Success Principle 3 – Get More Productive Results By Expanding Your Attention

by Linda · 0 comments

By Linda Feinholz, “Your Success Catalyst”

The theme of  indecisive decisions and unsolved situations hit a strong cord with subscribers. The idea that solutions might be lurking just around the corner from our attention has had several readers perking up and looking at additional ways of expanding their attention. As promised, here’s another powerful technique that is quick and simple. Grab a piece of paper and write down your most current top 10 issues that still are unresolved, undecided, unmoving. (Go ahead. Hit the ‘pause’ button and do it now – I’ll wait for you.)I’ve mentioned before that I often find for myself and my clients that the root of our becoming ‘stalled’ lies in our fixation on how we’re approaching the situation.
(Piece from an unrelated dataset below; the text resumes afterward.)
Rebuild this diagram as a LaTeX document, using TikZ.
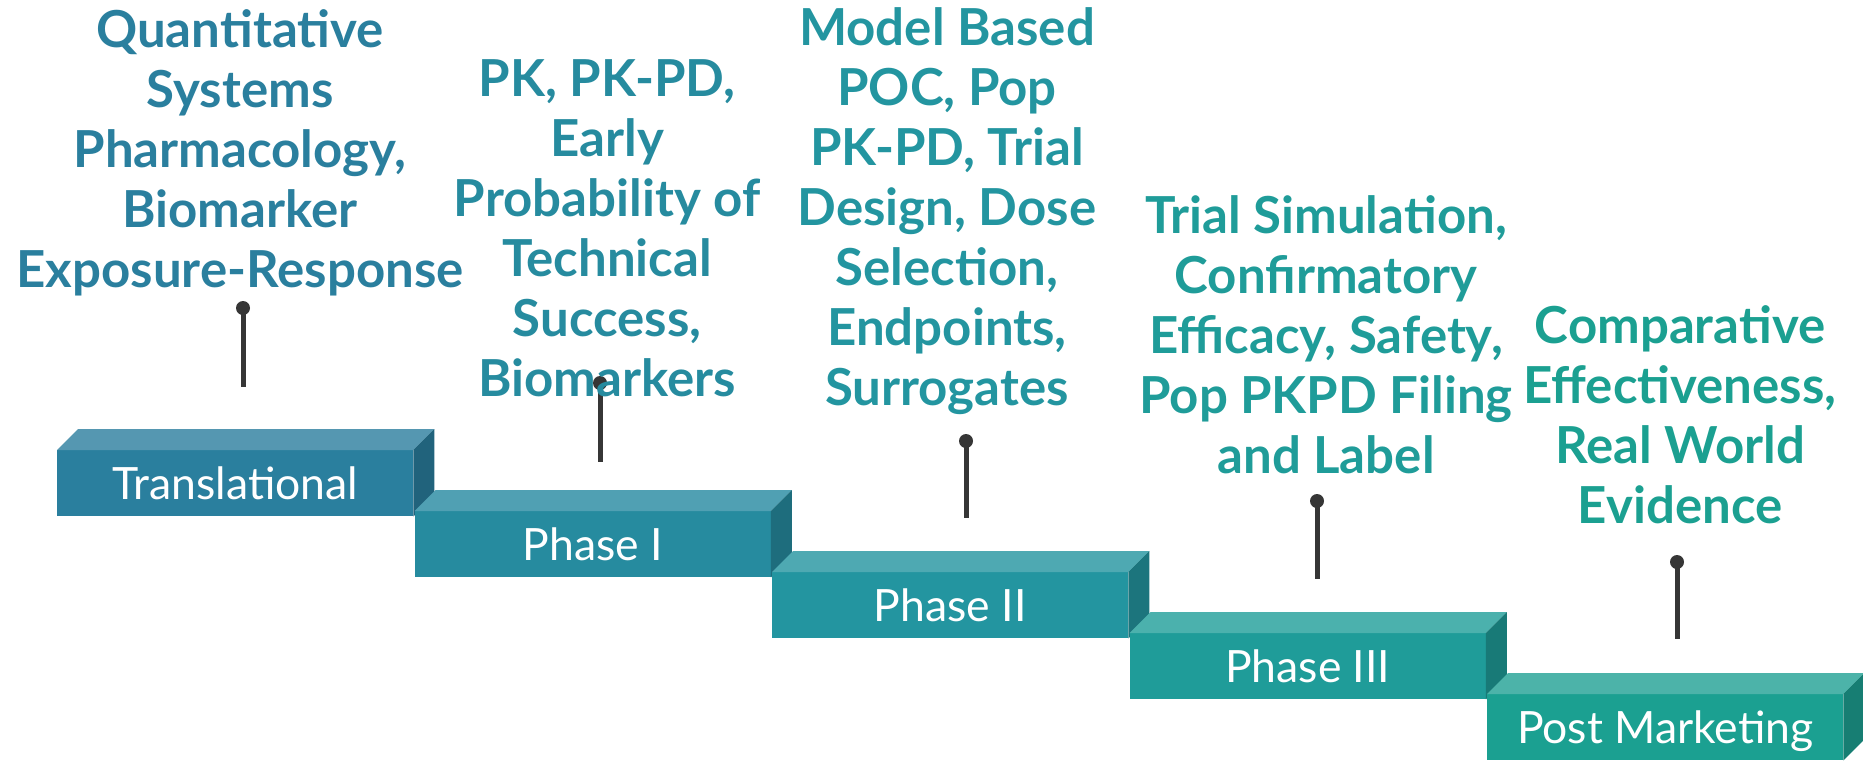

As individuals we become certain that we know the question and all the factors we’re supposed to take into consideration. Often we’ve written off the alternative ideas without actually considering them.

As groups, we often decide to not question or challenge an idea or a solution being proposed for reasons of personality or politics. The end result is the same:

We often give the available options no attention at all.

And so no real progress is made. No truly effective decision is made. No productive plan of action is designed or implemented.

In particular when I work with teams it’s important to get playful and deliberately use one of the simplest and most powerful exercises that expand your attention and expand your options.

REFRAME – Change Your Frame of Reference

Version 2 – Add a new ‘setting’ to the conversation.
Write down the situation in all its detail. Put in all the adjectives you can come up with. This will allow you to capture all the underlying details you’ve been cementing in place. And as you do this exercise be sure to ‘reframe’ every single item on that list!
Next, change the references you are using. Here are examples of ones that have worked wonders with recent clients who have been stalled.

For one client, a professional services firm, the challenge was improving product delivery. Asking “How could you deliver it if it was for an aquarium or skate board manufacturer?” got everyone at the table to shift perspectives with ease.

For another client the breakdown was around customer service in a health care office. Great ideas surfaced when the team was asked “How would you do it if it were reception at a ski resort?” and “at a paint ball range?”

To really change people’s frame of reference, there’s nothing like giving ourselves the opportunity to return to the mind of a child. As adults we take everything so seriously that we shut off the imaginative part of our own brains. To access that part of ourselves I use the question “How would you do this if it had to work for children ages 4 through 8?”

The less similar the circumstances, the quicker you’ll see the assumptions you’ve been making that have been preventing you from seeing the alternatives you could pursue.

When you let yourself and your team expand your attention, highly productive ideas can surface in as little as 15 minutes. Now that’s boosting your effectiveness!

So grab the Reframe technique and apply it to something on that list you wrote out and let’s get it moving again so you can boost your productivity this week.